Selanjutnya, kisah Ketut, salah seorang sarjana hukum. Ia bertekad mendapatkan gelar sarjana hukum untuk merebut kembali tanah ayahnya, yang direbut oleh perusahaan tambang. Asap-asap dan limbah dari PLTU di kampungnya telah memberikan penyakit kepada rakyat.

Menariknya lagi, film ini dikaitkan dengan politik. Mengambil momentum pilpres. Debat pilpres tentang pendapat kedua Paslon Pilpres terhadap isu lingkungan dan tambang disaji dengan menarik. Merekam janji mereka, bagaimana menangani persoalan tambang.

Persoalan tambang-menambang memang menjadi rahasia umum, tapi tak banyak media yang berani memberitakannya. Antara takut hilang atau tak ada kuasa. Hadirnya Sexy Killer dan beberapa film lainya menjadi referensi kuat bagi kita. Tentu, pergerakan didasari oleh diri sendiri.

Klarifikasi Nyaring Bunyinya

Gubernur Kaltim Isran Noor, menyalahkan penduduk ketika ditanyai mengenai kubangan tambang yang belum direklamasi dan menyebabkan banyak korban jiwa. ‘Kan udah dilarang, jadi ngapain main disitu’ hingga ‘mungkin kubangnya berhantu kali’. Tong Kosong Nyaring Bunyinya!
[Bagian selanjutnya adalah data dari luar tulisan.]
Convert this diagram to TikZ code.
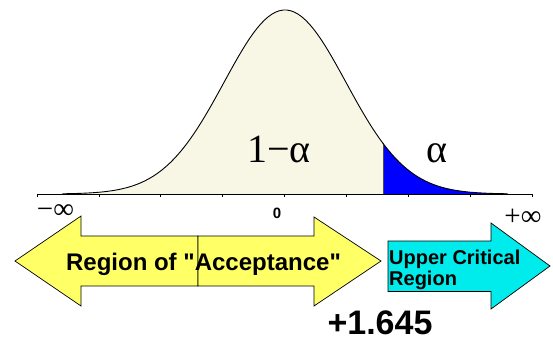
\documentclass[tikz,border=0pt]{standalone}
\usepackage{fontspec}
\setmainfont{Liberation Sans}
\newfontfamily\serifgreek{Liberation Serif}
\usepackage{tikz}
\usetikzlibrary{positioning}
\definecolor{creamfill}{RGB}{248,246,228}
\definecolor{tailblue}{RGB}{0,0,255}
\definecolor{accyellow}{RGB}{255,255,102}
\definecolor{critcyan}{RGB}{0,236,236}

\begin{document}
\begin{tikzpicture}[x=1pt,y=1pt,
  font=\bfseries,
  bell/.style={draw=black,line width=0.9pt},
  bigarrow/.style={draw=black,line width=0.7pt},
  greek/.style={font=\serifgreek\fontsize{40}{44}\selectfont,anchor=base},
  inf/.style={font=\serifgreek\fontsize{29}{32}\selectfont},
  label/.style={inner sep=0pt}]
  \useasboundingbox (0,0) rectangle (553,341);
  % areas under the curve
  \fill[creamfill] plot[domain=-3.65:1.607,samples=90] ({285+61*\x},{147+184*exp(-0.5*(\x)*(\x))})
    -- (383,147) -- (62,147) -- cycle;
  \fill[tailblue] plot[domain=1.607:3.65,samples=40] ({285+61*\x},{147+184*exp(-0.5*(\x)*(\x))})
    -- (508,147) -- (383,147) -- cycle;
  \coordinate (cut) at (383,147);
  \coordinate (cuttop) at (383,197.6);
  \draw[line width=0.5pt,black!70] (cut) -- (cuttop);
  \draw[bell] plot[domain=-3.65:3.65,samples=120] ({285+61*\x},{147+184*exp(-0.5*(\x)*(\x))});
  % axis with ticks
  \coordinate (xmin) at (37,147);
  \coordinate (xmax) at (532,147);
  \draw[line width=0.9pt] (xmin) -- (xmax);
  \foreach \k in {-4,...,4}
    \draw[line width=0.6pt] (284.5+61.9*\k,147) -- ++(0,-3);
  \node[greek] (one) at (279,179) {1−α};
  \node[greek] (alpha) at (437,179) {α};
  \node[inf] (minf) at (55.5,129) {−∞};
  \node[inf] (pinf) at (523,124) {+∞};
  \node[font=\bfseries\fontsize{15}{17}\selectfont] (zero) at (277,128) {0};
  % acceptance double arrow (two halves)
  \filldraw[bigarrow,fill=accyellow] (198,105) -- (81,105) -- (81,125) -- (15,80)
    -- (81,35) -- (81,55) -- (198,55) -- cycle;
  \filldraw[bigarrow,fill=accyellow] (198,105) -- (314,105) -- (314,124) -- (381,80)
    -- (314,35) -- (314,55) -- (198,55) -- cycle;
  \node[label,anchor=base,font=\bfseries\fontsize{24}{26}\selectfont] (accept) at (203.5,71)
    {Region of \textquotedbl Acceptance\textquotedbl};
  % critical arrow
  \filldraw[bigarrow,fill=critcyan] (388,100) -- (491,100) -- (491,118) -- (550,75)
    -- (491,32) -- (491,49.5) -- (388,49.5) -- cycle;
  \node[label,anchor=north west,align=left,font=\bfseries\fontsize{20}{21.5}\selectfont] (crit) at (389,91.5) {Upper Critical\\Region};
  \node[label,anchor=base,font=\bfseries\fontsize{34}{37}\selectfont] (cval) at (380,7) {+1.645};
\end{tikzpicture}
\end{document}
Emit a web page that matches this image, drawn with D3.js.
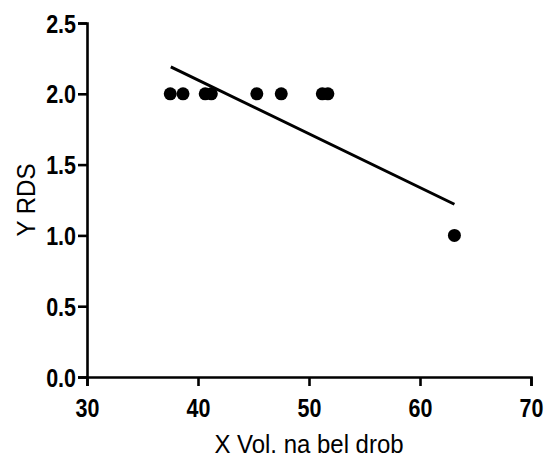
<!DOCTYPE html>
<html>
<head>
<meta charset="utf-8">
<script src="https://cdn.jsdelivr.net/npm/d3@7"></script>
<style>
  body { margin: 0; background: #fff; }
  text { font-family: "Liberation Sans", Arial, sans-serif; }
</style>
</head>
<body>
<svg id="mainsvg" width="545" height="461"></svg>
<script>
// data
const xVals = [37.5, 38.65, 40.65, 41.2, 45.3, 47.5, 51.2, 51.7, 63.1];
const yVals = [2, 2, 2, 2, 2, 2, 2, 2, 1];
const fitX = [37.55, 63.1];
const fitY = [2.19, 1.22];
const xTicks = [30, 40, 50, 60, 70];
const yTicks = [0, 0.5, 1, 1.5, 2, 2.5];

const svg = d3.select('#mainsvg');
const margin = { top: 23, right: 14, bottom: 84, left: 87 };
const width = +svg.attr('width');
const height = +svg.attr('height');
const innerWidth = width - margin.left - margin.right;
const innerHeight = height - margin.top - margin.bottom;
const squeeze = 0.86; // reference glyphs are narrow

const g = svg.append('g')
  .attr('transform', `translate(${margin.left}, ${margin.top})`);

const x = d3.scaleLinear().domain([30, 70]).range([0, innerWidth]);
const y = d3.scaleLinear().domain([0, 2.5]).range([innerHeight, 0]);

const xAxis = g.append('g')
  .attr('transform', `translate(0, ${innerHeight})`)
  .call(d3.axisBottom(x).tickValues(xTicks).tickSize(9).tickPadding(13).tickFormat(d3.format('d')));
const yAxis = g.append('g')
  .call(d3.axisLeft(y).tickValues(yTicks).tickSize(9).tickPadding(2).tickFormat(d3.format('.1f')));

[xAxis, yAxis].forEach(a => {
  a.select('.domain').attr('stroke', '#000').attr('stroke-width', 2.6);
  a.selectAll('.tick line').attr('stroke', '#000').attr('stroke-width', 2.6);
  a.selectAll('.tick text')
    .attr('fill', '#000')
    .style('font-size', '25px')
    .style('font-weight', 'bold')
    .attr('transform', `scale(${squeeze},1)`);
});
yAxis.selectAll('.tick text')
  .attr('dy', '0.36em')
  .attr('x', -11 / squeeze);

// fit line
g.append('line')
  .attr('x1', x(fitX[0])).attr('y1', y(fitY[0]))
  .attr('x2', x(fitX[1])).attr('y2', y(fitY[1]))
  .attr('stroke', '#000')
  .attr('stroke-width', 3);

// points
g.selectAll('circle')
  .data(xVals.map((v, i) => ({ x: v, y: yVals[i] })))
  .join('circle')
  .attr('cx', d => x(d.x))
  .attr('cy', d => y(d.y))
  .attr('r', 6.5)
  .attr('fill', '#000');

// axis titles
svg.append('text')
  .attr('transform', `translate(${margin.left + innerWidth / 2}, 453) scale(0.94,1)`)
  .attr('text-anchor', 'middle')
  .style('font-size', '25.5px')
  .text('X Vol. na bel drob');

svg.append('text')
  .attr('transform', `translate(35, ${margin.top + innerHeight / 2}) rotate(-90) scale(0.94,1)`)
  .attr('text-anchor', 'middle')
  .style('font-size', '25.5px')
  .text('Y RDS');
</script>
</body>
</html>
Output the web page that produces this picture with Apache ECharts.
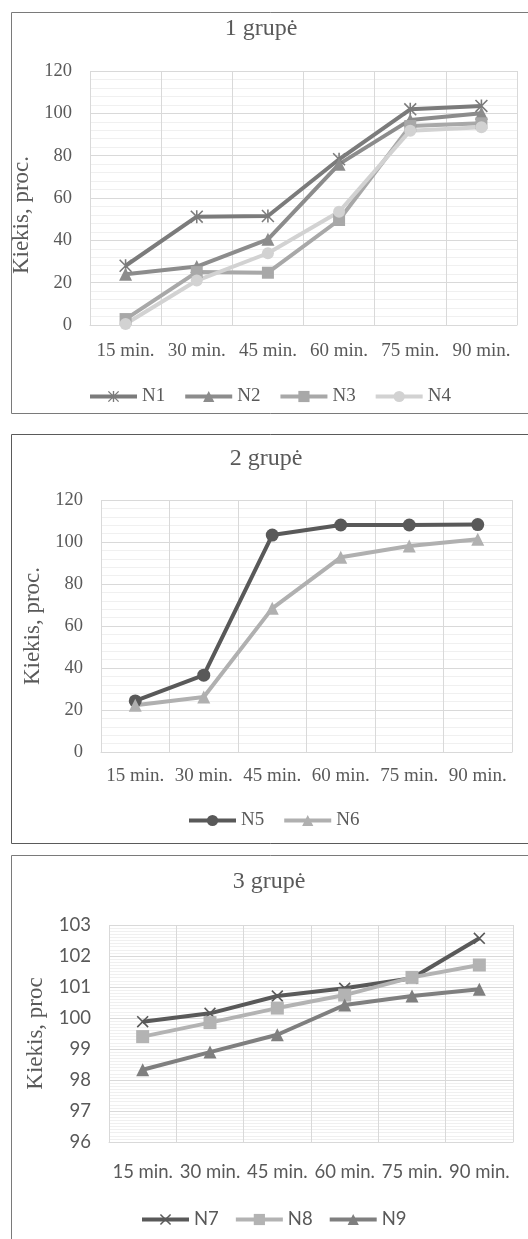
<!DOCTYPE html>
<html>
<head>
<meta charset="utf-8">
<script src="https://cdn.jsdelivr.net/npm/echarts@6/dist/echarts.min.js"></script>
<style>
  html, body { margin: 0; padding: 0; background: #fff; overflow: hidden; }
  #chart { width: 528px; height: 1239px; }
</style>
</head>
<body>
<div id="chart"></div>
<script>
// kategorijos (laikas)
const categories = ['15 min.', '30 min.', '45 min.', '60 min.', '75 min.', '90 min.']

// 1 grupe
const n1 = [28, 51.2, 51.5, 78.3, 101.9, 103.5]
const n2 = [24, 27.6, 40.5, 76, 96.9, 100]
const n3 = [2.8, 25, 24.7, 49.6, 94, 95.3]
const n4 = [0.5, 21, 33.9, 53.5, 91.8, 93.4]
const yTicks1 = [0, 20, 40, 60, 80, 100, 120]

// 2 grupe
const n5 = [24.3, 36.6, 103.3, 108.1, 108.1, 108.3]
const n6 = [22.3, 26.2, 68.4, 92.7, 98.1, 101.3]
const yTicks2 = [0, 20, 40, 60, 80, 100, 120]

// 3 grupe
const n7 = [99.88, 100.15, 100.71, 100.96, 101.28, 102.57]
const n8 = [99.4, 99.85, 100.32, 100.74, 101.31, 101.71]
const n9 = [98.33, 98.9, 99.46, 100.42, 100.71, 100.93]
const yTicks3 = [96, 97, 98, 99, 100, 101, 102, 103]

const SERIF = 'Liberation Serif'
const SANS = 'Lato'
const TXT = '#595959'
const GRID = '#d9d9d9'
const MINOR = '#f0f0f0'

const ASTERISK = 'path://M8.8 0L11.2 0L11.2 20L8.8 20Z M0 1.7L1.7 0L20 18.3L18.3 20Z M18.3 0L20 1.7L1.7 20L0 18.3Z'
const CROSS = 'path://M0 1.9L1.9 0L20 18.1L18.1 20Z M18.1 0L20 1.9L1.9 20L0 18.1Z'

const chart = echarts.init(document.getElementById('chart'))

const xAxisFor = (idx, font, size, margin) => ({
  type: 'category',
  gridIndex: idx,
  data: categories,
  axisTick: { show: false },
  axisLine: { lineStyle: { color: GRID, width: 1 } },
  splitLine: { show: true, lineStyle: { color: GRID, width: 1 } },
  axisLabel: { interval: 0, color: TXT, fontFamily: font, fontSize: size, margin: margin, hideOverlap: false }
})

const yAxisFor = (idx, ticks, font, opts) => ({
  type: 'value',
  gridIndex: idx,
  min: ticks[0],
  max: ticks[ticks.length - 1],
  interval: ticks[1] - ticks[0],
  name: opts.name,
  nameLocation: 'middle',
  nameGap: opts.nameGap,
  nameTextStyle: { color: TXT, fontFamily: SERIF, fontSize: 23, padding: opts.namePad || 0 },
  axisLine: { show: false },
  axisTick: { show: false },
  minorTick: { show: false, splitNumber: opts.minor },
  minorSplitLine: { show: true, lineStyle: { color: MINOR, width: 1 } },
  splitLine: { lineStyle: { color: GRID, width: 1 } },
  axisLabel: { color: TXT, fontFamily: font, fontSize: 18.5, margin: 18 }
})

const line = (name, data, idx, color, symbol, size) => ({
  name: name,
  type: 'line',
  xAxisIndex: idx,
  yAxisIndex: idx,
  data: data,
  symbol: symbol,
  symbolSize: size || 12,
  symbolKeepAspect: true,
  lineStyle: { color: color, width: 4 },
  itemStyle: { color: color },
  emphasis: { disabled: true },
  animation: false
})

const legendFor = (names, left, top, gap, font, size) => ({
  data: names,
  left: left,
  top: top,
  padding: 0,
  itemWidth: 47,
  itemHeight: 14,
  itemGap: gap,
  lineStyle: { width: 4 },
  textStyle: { color: TXT, fontFamily: font, fontSize: size }
})

const titleFor = (text, left, top) => ({
  text: text, left: left, top: top, textAlign: 'center', padding: 0,
  textStyle: { color: TXT, fontFamily: SERIF, fontSize: 24, fontWeight: 'normal' }
})

const option = {
  animation: false,
  graphic: [
    { type: 'rect', shape: { x: 11.5, y: 12.5, width: 530, height: 401 }, style: { fill: 'none', stroke: '#7a7a7a', lineWidth: 1 } },
    { type: 'rect', shape: { x: 11.5, y: 434.5, width: 530, height: 409 }, style: { fill: 'none', stroke: '#5a5a5a', lineWidth: 1 } },
    { type: 'rect', shape: { x: 11.5, y: 855.5, width: 530, height: 420 }, style: { fill: 'none', stroke: '#7a7a7a', lineWidth: 1 } }
  ],
  title: [
    titleFor('1 grupė', 261, 17),
    titleFor('2 grupė', 266, 447),
    titleFor('3 grupė', 269, 870)
  ],
  legend: [
    legendFor(['N1', 'N2', 'N3', 'N4'], 88, 387, 18, SERIF, 19),
    legendFor(['N5', 'N6'], 187, 811, 18, SERIF, 19),
    legendFor(['N7', 'N8', 'N9'], 140, 1210, 15, SANS, 18.5)
  ],
  grid: [
    { left: 90, top: 71, width: 427, height: 254 },
    { left: 101, top: 500, width: 411, height: 252 },
    { left: 109, top: 925, width: 404, height: 217 }
  ],
  xAxis: [
    xAxisFor(0, SERIF, 19, 17),
    xAxisFor(1, SERIF, 19, 15),
    xAxisFor(2, SANS, 18.5, 21)
  ],
  yAxis: [
    yAxisFor(0, yTicks1, SERIF, { name: 'Kiekis, proc.', nameGap: 51, minor: 5, namePad: [0, 34, 0, 0] }),
    yAxisFor(1, yTicks2, SERIF, { name: 'Kiekis, proc.', nameGap: 54, minor: 5 }),
    yAxisFor(2, yTicks3, SANS, { name: 'Kiekis, proc', nameGap: 60, minor: 10 })
  ],
  series: [
    line('N1', n1, 0, '#7b7b7b', ASTERISK, 13),
    line('N2', n2, 0, '#8c8c8c', 'triangle', 13),
    line('N3', n3, 0, '#a8a8a8', 'rect'),
    line('N4', n4, 0, '#d2d2d2', 'circle'),
    line('N5', n5, 1, '#595959', 'circle', 13),
    line('N6', n6, 1, '#b0b0b0', 'triangle', 13),
    line('N7', n7, 2, '#595959', CROSS, 12),
    line('N8', n8, 2, '#b3b3b3', 'rect', 13),
    line('N9', n9, 2, '#7f7f7f', 'triangle', 13)
  ]
}

chart.setOption(option)
</script>
</body>
</html>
Pernyataan itu sama sekali tidak menemukan titik solusi. Miris, setingkat penjabat harus mengeluarkan statement seperti itu.

Lagi-lagi ingatan saya kembali berputar pada suara-suara di kantor Gubernur Aceh. Sudah dua kali berdemonstrasi menolak izin yang diberikan kepada salah satu perusahaan tambang emas di Beutong. Mahasiswa dan pemuda haus akan klarifikasi dari orang nomor satu di Aceh saat ini. Kehandirannya jadi amat penting, sekedar menyapa atau bercanda dengan rakyat. Namun, tambang adalah hal yang serius. Dipikirkan matang-matang, diteliti dengan detail.

Sepertinya, yang mereka butuhkan hanyalah klarifikasi yang jelas. Mereka tak butuh perwakilan. Tapi, Kehadiran dan klarifikasi yang tak nyaring bunyinya

Sexy Killer juga menjelaskan dampak-dampak yang diakibatkan oleh aktivitas pertambangan, mercury salah satunya. Sang reasecher, Tommy Apriando, sepertinya bekerja dengan baik, sedikit bergadang mungkin.